• _Prompt_: Print, word for word, the opening line of the data below and every line after it through the line that contains "const fitColors = ['#a98a17', '#3d5925'];", but not the pictures.

• _Data section_:
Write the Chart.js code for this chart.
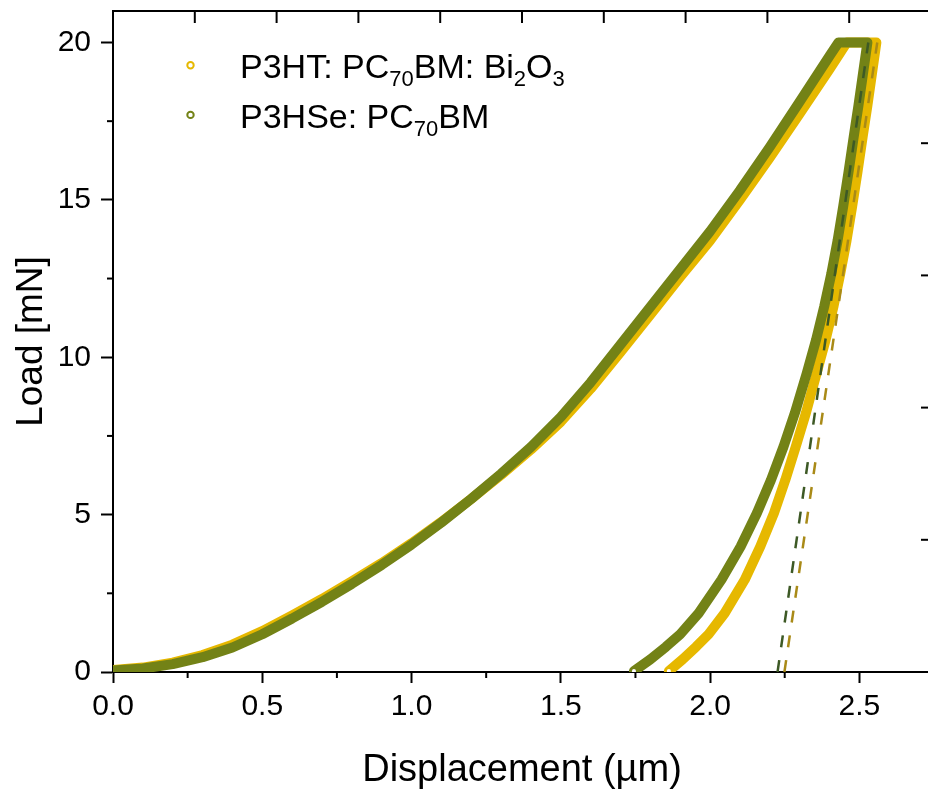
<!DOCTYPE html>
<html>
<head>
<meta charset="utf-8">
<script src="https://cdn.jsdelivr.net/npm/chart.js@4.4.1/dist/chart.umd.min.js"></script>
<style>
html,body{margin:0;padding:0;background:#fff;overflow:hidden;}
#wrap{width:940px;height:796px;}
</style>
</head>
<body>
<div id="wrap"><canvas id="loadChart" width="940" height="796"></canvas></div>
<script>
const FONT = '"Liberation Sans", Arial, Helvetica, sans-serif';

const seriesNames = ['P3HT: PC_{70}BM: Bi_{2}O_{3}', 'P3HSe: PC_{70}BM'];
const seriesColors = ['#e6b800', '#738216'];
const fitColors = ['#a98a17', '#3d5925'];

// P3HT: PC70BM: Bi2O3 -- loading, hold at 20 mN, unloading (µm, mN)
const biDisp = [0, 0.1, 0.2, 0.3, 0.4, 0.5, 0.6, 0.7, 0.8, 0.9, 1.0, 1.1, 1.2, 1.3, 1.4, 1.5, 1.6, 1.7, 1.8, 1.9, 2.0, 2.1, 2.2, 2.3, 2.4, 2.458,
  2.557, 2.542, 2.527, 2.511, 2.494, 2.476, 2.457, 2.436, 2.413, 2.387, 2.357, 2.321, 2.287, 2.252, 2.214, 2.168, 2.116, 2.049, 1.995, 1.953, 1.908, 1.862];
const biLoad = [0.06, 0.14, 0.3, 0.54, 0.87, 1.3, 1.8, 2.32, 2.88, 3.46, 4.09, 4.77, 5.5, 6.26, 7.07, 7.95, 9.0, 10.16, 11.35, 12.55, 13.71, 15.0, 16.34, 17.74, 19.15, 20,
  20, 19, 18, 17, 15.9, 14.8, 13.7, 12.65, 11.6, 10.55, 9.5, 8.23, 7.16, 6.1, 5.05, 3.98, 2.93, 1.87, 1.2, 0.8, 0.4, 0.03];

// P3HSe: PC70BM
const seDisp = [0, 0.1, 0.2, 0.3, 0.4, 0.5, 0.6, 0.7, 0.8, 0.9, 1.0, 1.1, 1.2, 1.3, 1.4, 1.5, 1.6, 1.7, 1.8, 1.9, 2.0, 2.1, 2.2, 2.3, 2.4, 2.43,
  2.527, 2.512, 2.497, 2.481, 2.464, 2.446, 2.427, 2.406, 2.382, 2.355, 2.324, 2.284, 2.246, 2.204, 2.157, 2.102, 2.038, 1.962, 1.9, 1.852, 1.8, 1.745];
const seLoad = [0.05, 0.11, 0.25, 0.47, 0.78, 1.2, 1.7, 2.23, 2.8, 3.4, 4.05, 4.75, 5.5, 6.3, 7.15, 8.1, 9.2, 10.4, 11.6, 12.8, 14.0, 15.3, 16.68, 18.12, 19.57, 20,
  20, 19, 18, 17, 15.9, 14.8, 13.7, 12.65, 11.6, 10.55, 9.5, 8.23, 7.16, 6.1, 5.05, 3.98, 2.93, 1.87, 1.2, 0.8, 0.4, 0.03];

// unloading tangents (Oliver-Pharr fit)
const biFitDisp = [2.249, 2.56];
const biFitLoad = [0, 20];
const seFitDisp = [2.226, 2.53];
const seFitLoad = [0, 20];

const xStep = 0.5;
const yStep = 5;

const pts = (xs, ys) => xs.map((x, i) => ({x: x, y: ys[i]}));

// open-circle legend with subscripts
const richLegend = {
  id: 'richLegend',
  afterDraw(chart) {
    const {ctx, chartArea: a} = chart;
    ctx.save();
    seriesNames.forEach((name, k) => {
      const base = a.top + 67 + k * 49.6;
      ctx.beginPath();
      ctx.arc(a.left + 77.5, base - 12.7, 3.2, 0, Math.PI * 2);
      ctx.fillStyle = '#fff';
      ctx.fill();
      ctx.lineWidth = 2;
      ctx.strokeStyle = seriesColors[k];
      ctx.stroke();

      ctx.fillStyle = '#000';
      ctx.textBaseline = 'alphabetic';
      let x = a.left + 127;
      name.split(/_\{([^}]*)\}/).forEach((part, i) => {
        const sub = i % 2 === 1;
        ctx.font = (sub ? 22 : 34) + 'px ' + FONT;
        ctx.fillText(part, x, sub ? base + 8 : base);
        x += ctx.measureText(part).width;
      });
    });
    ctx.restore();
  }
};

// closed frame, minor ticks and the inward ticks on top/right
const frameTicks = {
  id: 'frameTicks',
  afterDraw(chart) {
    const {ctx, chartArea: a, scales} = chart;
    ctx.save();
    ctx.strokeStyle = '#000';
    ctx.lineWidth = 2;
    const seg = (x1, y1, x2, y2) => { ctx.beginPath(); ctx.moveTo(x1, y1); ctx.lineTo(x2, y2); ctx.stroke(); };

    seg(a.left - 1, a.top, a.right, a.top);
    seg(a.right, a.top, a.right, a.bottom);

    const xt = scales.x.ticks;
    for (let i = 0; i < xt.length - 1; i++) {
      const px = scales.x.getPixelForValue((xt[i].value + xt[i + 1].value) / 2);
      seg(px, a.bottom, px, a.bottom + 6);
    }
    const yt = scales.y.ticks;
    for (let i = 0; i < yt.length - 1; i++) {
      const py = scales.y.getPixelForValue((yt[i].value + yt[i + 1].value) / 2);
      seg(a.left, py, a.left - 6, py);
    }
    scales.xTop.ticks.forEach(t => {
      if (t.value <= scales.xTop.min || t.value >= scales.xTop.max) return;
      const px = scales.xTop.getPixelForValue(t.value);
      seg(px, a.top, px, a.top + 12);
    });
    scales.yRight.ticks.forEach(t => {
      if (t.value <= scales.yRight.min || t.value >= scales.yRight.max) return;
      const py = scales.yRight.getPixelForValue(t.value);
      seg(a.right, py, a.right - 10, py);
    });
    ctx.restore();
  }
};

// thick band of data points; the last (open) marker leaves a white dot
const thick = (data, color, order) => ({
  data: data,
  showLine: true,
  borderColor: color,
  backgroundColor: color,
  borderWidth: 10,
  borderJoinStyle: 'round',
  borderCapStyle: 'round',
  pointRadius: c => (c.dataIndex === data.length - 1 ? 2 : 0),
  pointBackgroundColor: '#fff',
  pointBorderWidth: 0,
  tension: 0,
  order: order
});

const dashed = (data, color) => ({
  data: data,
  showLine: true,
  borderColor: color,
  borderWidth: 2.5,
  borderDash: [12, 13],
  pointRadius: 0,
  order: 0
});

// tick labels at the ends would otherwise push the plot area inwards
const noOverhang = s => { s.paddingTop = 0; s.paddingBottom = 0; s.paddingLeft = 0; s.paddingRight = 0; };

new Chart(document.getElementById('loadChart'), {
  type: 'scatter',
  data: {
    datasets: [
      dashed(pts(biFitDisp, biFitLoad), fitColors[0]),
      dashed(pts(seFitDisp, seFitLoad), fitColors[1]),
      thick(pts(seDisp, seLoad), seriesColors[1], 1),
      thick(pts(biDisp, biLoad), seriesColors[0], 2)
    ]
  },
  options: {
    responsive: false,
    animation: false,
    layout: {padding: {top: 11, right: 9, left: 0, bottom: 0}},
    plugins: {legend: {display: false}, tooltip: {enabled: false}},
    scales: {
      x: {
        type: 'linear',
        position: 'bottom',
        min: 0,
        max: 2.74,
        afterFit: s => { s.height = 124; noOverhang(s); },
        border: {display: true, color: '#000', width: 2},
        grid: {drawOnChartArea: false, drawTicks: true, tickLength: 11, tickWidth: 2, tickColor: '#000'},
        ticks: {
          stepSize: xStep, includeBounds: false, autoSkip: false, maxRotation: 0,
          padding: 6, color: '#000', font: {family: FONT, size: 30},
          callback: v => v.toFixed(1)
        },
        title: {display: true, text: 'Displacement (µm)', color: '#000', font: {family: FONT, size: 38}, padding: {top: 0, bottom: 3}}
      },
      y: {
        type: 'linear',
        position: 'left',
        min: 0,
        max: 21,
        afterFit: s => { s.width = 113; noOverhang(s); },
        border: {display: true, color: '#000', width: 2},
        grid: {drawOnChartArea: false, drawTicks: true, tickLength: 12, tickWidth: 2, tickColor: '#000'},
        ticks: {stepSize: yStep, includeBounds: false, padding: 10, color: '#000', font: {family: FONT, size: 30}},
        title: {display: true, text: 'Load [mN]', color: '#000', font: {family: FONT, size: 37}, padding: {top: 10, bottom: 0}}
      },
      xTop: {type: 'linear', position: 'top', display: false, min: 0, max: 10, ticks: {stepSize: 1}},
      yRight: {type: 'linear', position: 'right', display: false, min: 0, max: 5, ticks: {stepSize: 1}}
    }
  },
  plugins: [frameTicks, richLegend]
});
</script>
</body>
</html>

• _The solution_:
Write the Chart.js code for this chart.
<!DOCTYPE html>
<html>
<head>
<meta charset="utf-8">
<script src="https://cdn.jsdelivr.net/npm/chart.js@4.4.1/dist/chart.umd.min.js"></script>
<style>
html,body{margin:0;padding:0;background:#fff;overflow:hidden;}
#wrap{width:940px;height:796px;}
</style>
</head>
<body>
<div id="wrap"><canvas id="loadChart" width="940" height="796"></canvas></div>
<script>
const FONT = '"Liberation Sans", Arial, Helvetica, sans-serif';

const seriesNames = ['P3HT: PC_{70}BM: Bi_{2}O_{3}', 'P3HSe: PC_{70}BM'];
const seriesColors = ['#e6b800', '#738216'];
const fitColors = ['#a98a17', '#3d5925'];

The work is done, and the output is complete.